Jorgen Jugge Hasselqvist
According to Jorgen “Jugge” Hasselqvist of Oliver Twist, “Stockholm was a beer desert” 20 years ago.

“Swedes in general are open-minded with beer,” says Jörgen “Jugge” Hasselqvist, manager of Oliver Twist, the granddaddy of Stockholm’s beer bars. “I’m not saying we’d drink anything, but [we] are craving more than the 5% mass lager; we want something big and strong.”

That something is American beer. The Swedes love American beers. The Brewers Association (BA), the trade association representing craft brewers in the United States, announced this summer that beer exported overseas by its members through the export development program increased by 49 percent in 2013, representing 282,526 barrels and an estimated at $73 million.

“Canada remained the industry’s largest export market, with shipments increasing 92 percent by volume (up to 131,511 barrels) in 2013. Sweden (15.5 percent) and the United Kingdom (7.9 percent) remained the next two largest markets, with Australia (5.4 percent) and Japan (3.2 percent) following,” according to a release. 

Sweden, a country with a population smaller than that of the New York Metropolitan area, is importing 15.5 percent of exported American beers, and that’s just ones offered by the BA. Plenty of other U.S. breweries are exporting their beers without the aid of the BA. 

While a long-time embrace of imports from Germany and the United Kingdom remains, and helped inspire both brewers and customers, the relatively new influx of American beers into the culture has helped Sweden blossom into the beer country so many interviewed for this article have long hoped it would become. 

Why all the interest? 

“For one thing, it’s the hops. We love IPAs; we love American IPAs,” says Fredrik Broberg, a Stockholm-based beer blogger behind the site Ölhunden (www.olhunden.se). “Our beer culture is still pretty young, but our brewers are starting to get it.” 

Embracing the Past and Future

It’s hard not to admire a country that cannot only admit its historical faults, but also place them on display. Take the Vasa Museum in Stockholm, which houses the Vasa, a Swedish warship that despite great fanfare and royal pride sailed only 1,400 yards before sinking in 1628. Design flaws and more contributed to the wreck, but when it was unearthed in 1961—the hull largely intact—it was placed on display in a museum until it received a home of its own, today one of the country’s most popular tourist attractions. 

This is a country that remembers its heritage but also seeks to grow and embrace new things. This is evident walking around Stockholm, starting in Old Town, a historic part of the city, complete with the royal castle, then wandering into the city proper, where sleek glass buildings mix with high-end shops and restaurants. 

“It’s an international town, the New York of Europe,” says Per Hellsten, the owner of several hotels throughout Stockholm. “We have design firms, operas, businesses of all kinds.

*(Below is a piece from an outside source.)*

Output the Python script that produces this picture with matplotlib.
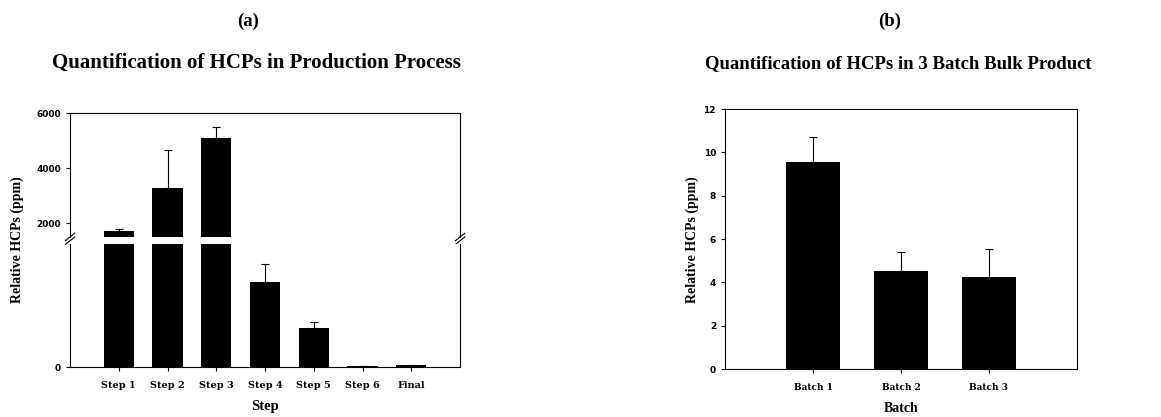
import numpy as np
import matplotlib
matplotlib.use("Agg")
import matplotlib.pyplot as plt

plt.rcParams["font.family"] = ["Liberation Serif", "DejaVu Serif"]
plt.rcParams["font.weight"] = "bold"

# (a) production process
steps = ["Step 1", "Step 2", "Step 3", "Step 4", "Step 5", "Step 6", "Final"]
step_hcp = [1710, 3260, 5080, 970, 440, 12, 25]
step_err = [80, 1380, 420, 205, 68, 0, 0]

# (b) bulk product batches
batches = ["Batch 1", "Batch 2", "Batch 3"]
batch_hcp = [9.55, 4.54, 4.26]
batch_err = [1.17, 0.87, 1.28]

tick_font = dict(family="DejaVu Serif", weight="bold", size=7)
ytick_font = dict(family="DejaVu Sans", weight="bold", size=6.5)

fig = plt.figure(figsize=(11.61, 4.17), dpi=100)

ax_top = fig.add_axes([0.0603, 0.4317, 0.336, 0.2973])
ax_bot = fig.add_axes([0.0603, 0.1199, 0.336, 0.2950])

x = np.arange(len(steps))
for ax in (ax_top, ax_bot):
    ax.bar(x, step_hcp, width=0.62, color="black")
    ax.errorbar(x, step_hcp, yerr=[np.zeros(len(step_err)), step_err], fmt="none",
                ecolor="black", elinewidth=0.8, capsize=3, capthick=0.8)
    ax.set_xlim(-1, 7)
    ax.tick_params(axis="both", length=3, width=0.8)
    for s in ax.spines.values():
        s.set_linewidth(0.8)

ax_top.set_ylim(1500, 6000)
ax_top.set_yticks([2000, 4000, 6000])
ax_top.set_yticklabels(["2000", "4000", "6000"], fontdict=ytick_font)
ax_top.spines["bottom"].set_visible(False)
ax_top.tick_params(axis="x", bottom=False, labelbottom=False)

ax_bot.set_ylim(0, 1400)
ax_bot.set_yticks([0])
ax_bot.set_yticklabels(["0"], fontdict=ytick_font)
ax_bot.spines["top"].set_visible(False)
ax_bot.set_xticks(x)
ax_bot.set_xticklabels(steps, fontdict=tick_font)
ax_bot.tick_params(axis="x", pad=7)
ax_bot.set_xlabel("Step", fontsize=10.5, fontweight="bold", labelpad=7)

# break marks
d = 0.012
for xx in (0, 1):
    kw = dict(transform=ax_top.transAxes, color="black", clip_on=False, lw=0.8)
    ax_top.plot([xx - d, xx + d], [-0.03, 0.03], **kw)
    ax_top.plot([xx - d, xx + d], [-0.06, 0.00], **kw)

fig.text(0.0146, 0.4245, "Relative HCPs (ppm)", rotation=90, fontsize=10,
         fontweight="bold", ha="center", va="center")
fig.text(0.2136, 0.95, "(a)", fontsize=13.5, fontweight="bold", ha="center", va="center")
fig.text(0.221, 0.848, "Quantification of HCPs in Production Process", fontsize=15,
         fontweight="bold", ha="center", va="center")

# panel b
ax2 = fig.add_axes([0.6245, 0.1151, 0.3031, 0.6235])
xb = np.arange(len(batches))
ax2.bar(xb, batch_hcp, width=0.61, color="black")
ax2.errorbar(xb, batch_hcp, yerr=[np.zeros(len(batch_err)), batch_err], fmt="none",
             ecolor="black", elinewidth=0.8, capsize=3, capthick=0.8)
ax2.set_xlim(-1, 3)
ax2.set_ylim(0, 12)
yt = list(range(0, 13, 2))
ax2.set_yticks(yt)
ax2.set_yticklabels([str(v) for v in yt], fontdict=ytick_font)
ax2.set_xticks(xb)
ax2.set_xticklabels(batches, fontdict=dict(tick_font, size=6.5))
ax2.tick_params(axis="both", length=3, width=0.8)
ax2.tick_params(axis="x", pad=7)
ax2.set_xlabel("Batch", fontsize=10, fontweight="bold", labelpad=7)
for s in ax2.spines.values():
    s.set_linewidth(0.8)
fig.text(0.596, 0.4245, "Relative HCPs (ppm)", rotation=90, fontsize=10,
         fontweight="bold", ha="center", va="center")
fig.text(0.7666, 0.95, "(b)", fontsize=13.5, fontweight="bold", ha="center", va="center")
fig.text(0.7735, 0.848, "Quantification of HCPs in 3 Batch Bulk Product", fontsize=13.5,
         fontweight="bold", ha="center", va="center")

fig.savefig("out.png", dpi=100)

The food is excellent; we now have multiple Michelin star restaurants, and they are fantastic.” 

The thriving restaurant scene is, perhaps more than anything else these days, getting the most attention. “Twenty years ago our food had no taste. Now our cuisine is more fine-tuned,” said Hellsten.

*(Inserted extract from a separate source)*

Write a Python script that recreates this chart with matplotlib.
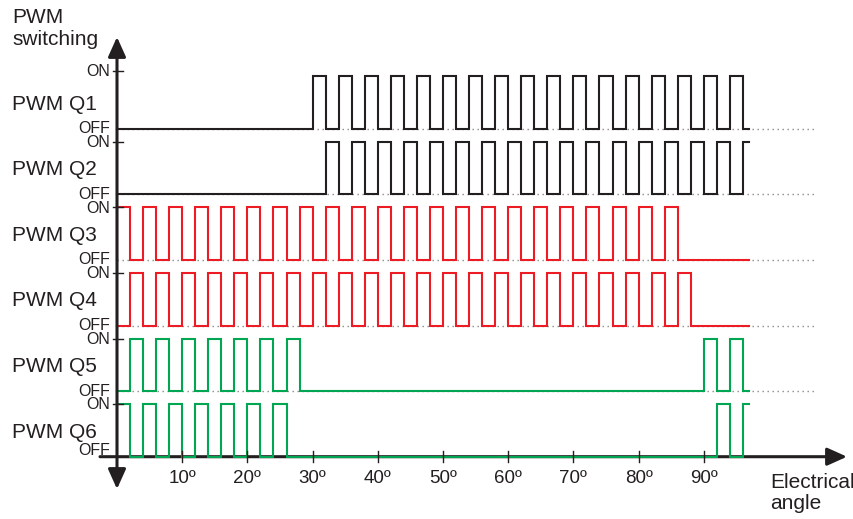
import numpy as np
import matplotlib.pyplot as plt

plt.rcParams['font.family'] = ['Liberation Sans', 'DejaVu Sans']

# signal names, top to bottom
names = ["PWM Q1", "PWM Q2", "PWM Q3", "PWM Q4", "PWM Q5", "PWM Q6"]
colors = ["#231f20", "#231f20", "#ed1c24", "#ed1c24", "#00a651", "#00a651"]

# start angle (deg) of every ON pulse, each pulse is 2 deg wide
q1_on = [30, 34, 38, 42, 46, 50, 54, 58, 62, 66, 70, 74, 78, 82, 86, 90, 94]
q2_on = [32, 36, 40, 44, 48, 52, 56, 60, 64, 68, 72, 76, 80, 84, 88, 92, 96]
q3_on = [0, 4, 8, 12, 16, 20, 24, 28, 32, 36, 40, 44, 48, 52, 56, 60, 64, 68,
         72, 76, 80, 84]
q4_on = [2, 6, 10, 14, 18, 22, 26, 30, 34, 38, 42, 46, 50, 54, 58, 62, 66, 70,
         74, 78, 82, 86]
q5_on = [2, 6, 10, 14, 18, 22, 26, 90, 94]
q6_on = [0, 4, 8, 12, 16, 20, 24, 92, 96]
pulses = [q1_on, q2_on, q3_on, q4_on, q5_on, q6_on]

pulse_width = 2
trace_end = 97
dotted_end = 107

angle_ticks = [10, 20, 30, 40, 50, 60, 70, 80, 90]
angle_labels = ["%d\u00ba" % a for a in angle_ticks]

txt = "#231f20"

# figure in pixel-like layout: 6.52 px per degree, 65.6 px per row
px_deg = 6.52
px_row = 65.6
x0_px, y0_px = 117, 456.7
W, H = 854, 519

fig = plt.figure(figsize=(W / 100, H / 100), dpi=100)
ax = fig.add_axes([0, 0, 1, 1])
ax.set_xlim(-x0_px / px_deg, (W - x0_px) / px_deg)
ax.set_ylim(-(H - y0_px) / px_row, y0_px / px_row)
ax.axis('off')


def step_path(starts, width, end):
    xs, ys = [0], [0]
    for s in starts:
        e = min(s + width, end)
        xs += [s, s, e, e]
        ys += [0, 1, 1, 0] if e < end else [0, 1, 1, 1]
    if xs[-1] < end:
        xs.append(end)
        ys.append(0)
    return np.array(xs), np.array(ys)


amp = 0.8
for i, (name, col, on) in enumerate(zip(names, colors, pulses)):
    base = 5 - i
    if i < 5:
        ax.plot([0, dotted_end], [base, base], color="#8a8a8a", lw=1,
                linestyle=(0, (1, 2.6)), zorder=1)
    xs, ys = step_path(on, pulse_width, trace_end)
    ax.plot(xs, base + amp * ys, color=col, lw=1.5, zorder=3,
            solid_joinstyle='miter')
    ax.text(-16.1, base + 0.29, name, fontsize=15, color=txt,
            ha='left', va='baseline')
    on_lvl = base + (0.88 if i == 0 else amp)
    ax.plot([-0.6, 0.9], [on_lvl, on_lvl], color=txt, lw=1, zorder=4)
    ax.text(-1.0, on_lvl - 0.08, "ON", fontsize=11.5, color=txt,
            ha='right', va='baseline')
    off_y = base - 0.07 if i < 5 else base + 0.03
    ax.text(-1.0, off_y, "OFF", fontsize=11.5, color=txt,
            ha='right', va='baseline')

# axes with arrows
ax.annotate('', xy=(0, (y0_px - 37) / px_row), xytext=(0, (y0_px - 489) / px_row),
            arrowprops=dict(arrowstyle='<|-|>,head_length=0.6,head_width=0.27',
                            color=txt, lw=2.2, mutation_scale=20,
                            shrinkA=0, shrinkB=0), zorder=5)
ax.annotate('', xy=((847 - x0_px) / px_deg, 0), xytext=((100 - x0_px) / px_deg, 0),
            arrowprops=dict(arrowstyle='-|>,head_length=0.6,head_width=0.27',
                            color=txt, lw=2.2, mutation_scale=20,
                            shrinkA=0, shrinkB=0), zorder=2)

for a, lab in zip(angle_ticks, angle_labels):
    ax.plot([a, a], [0.08, -0.08], color=txt, lw=1, zorder=4)
    ax.text(a, -0.405, lab, fontsize=13.5, color=txt, ha='center', va='baseline')

ax.text(-16.1, (y0_px - 23) / px_row, "PWM", fontsize=15, color=txt,
        ha='left', va='baseline')
ax.text(-16.1, (y0_px - 45) / px_row, "switching", fontsize=15, color=txt,
        ha='left', va='baseline')
ax.text((770 - x0_px) / px_deg, (y0_px - 488) / px_row, "Electrical",
        fontsize=15, color=txt, ha='left', va='baseline')
ax.text((770 - x0_px) / px_deg, (y0_px - 509) / px_row, "angle",
        fontsize=15, color=txt, ha='left', va='baseline')

fig.savefig("out.png", dpi=100)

At nearly every restaurant—high-end or not—there is a modest beer list with at least one local beer on offer, usually suitable to accompany everything from classic dishes like creamed herring, elk steak and reindeer sausage to more modern fare.

This in turn is helping the beer industry. The big hurdle in bringing beer change to the country, says Svensson, was the monopoly that the larger brewers had on the local beer culture. There were also laws that made it difficult for smaller brewers to compete in the marketplace, including the need to produce a certain amount of beer annually if a brewer wanted to be sold in state-owned stores. 

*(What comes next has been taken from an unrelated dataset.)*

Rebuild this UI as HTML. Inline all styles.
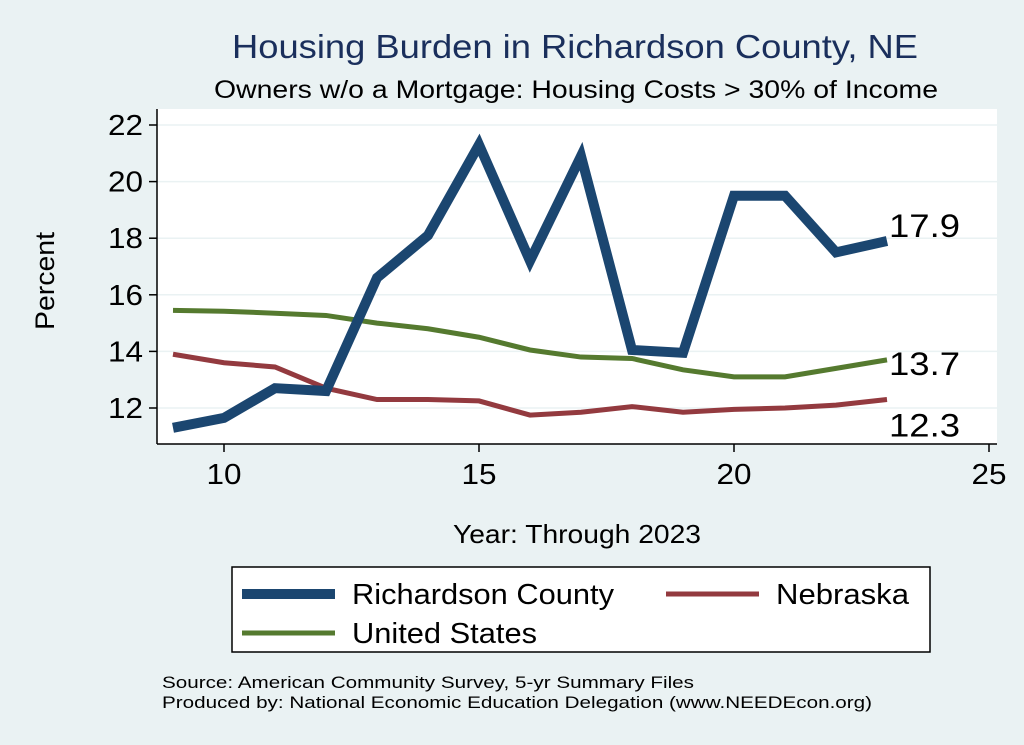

There was also reluctance by some bars and restaurants to sell bottled beer, preferring draft only. All that is becoming a distant memory, and the restaurant and customer embrace of new breweries has them working to keep up with customer demand, and the customers in turn are ratcheting up their requests. It’s a vicious cycle that no one is complaining about. 

At Oliver Twist, Hasselqvist, who is Sweden’s unofficial international beer ambassador, takes the mantle thrust upon him very seriously. 

“Twenty years ago Stockholm was a beer desert,” he says. “We had to educate the clientele, and that’s a long process. The difference with today is like night and day.”

As he spoke, over his shoulder a bartender worked furiously to fill taps from one of the bar’s signature “tap towers” as orders came in rapid fire. 

“There is so much happening here, it can be tough to keep up,” says Hasselqvist.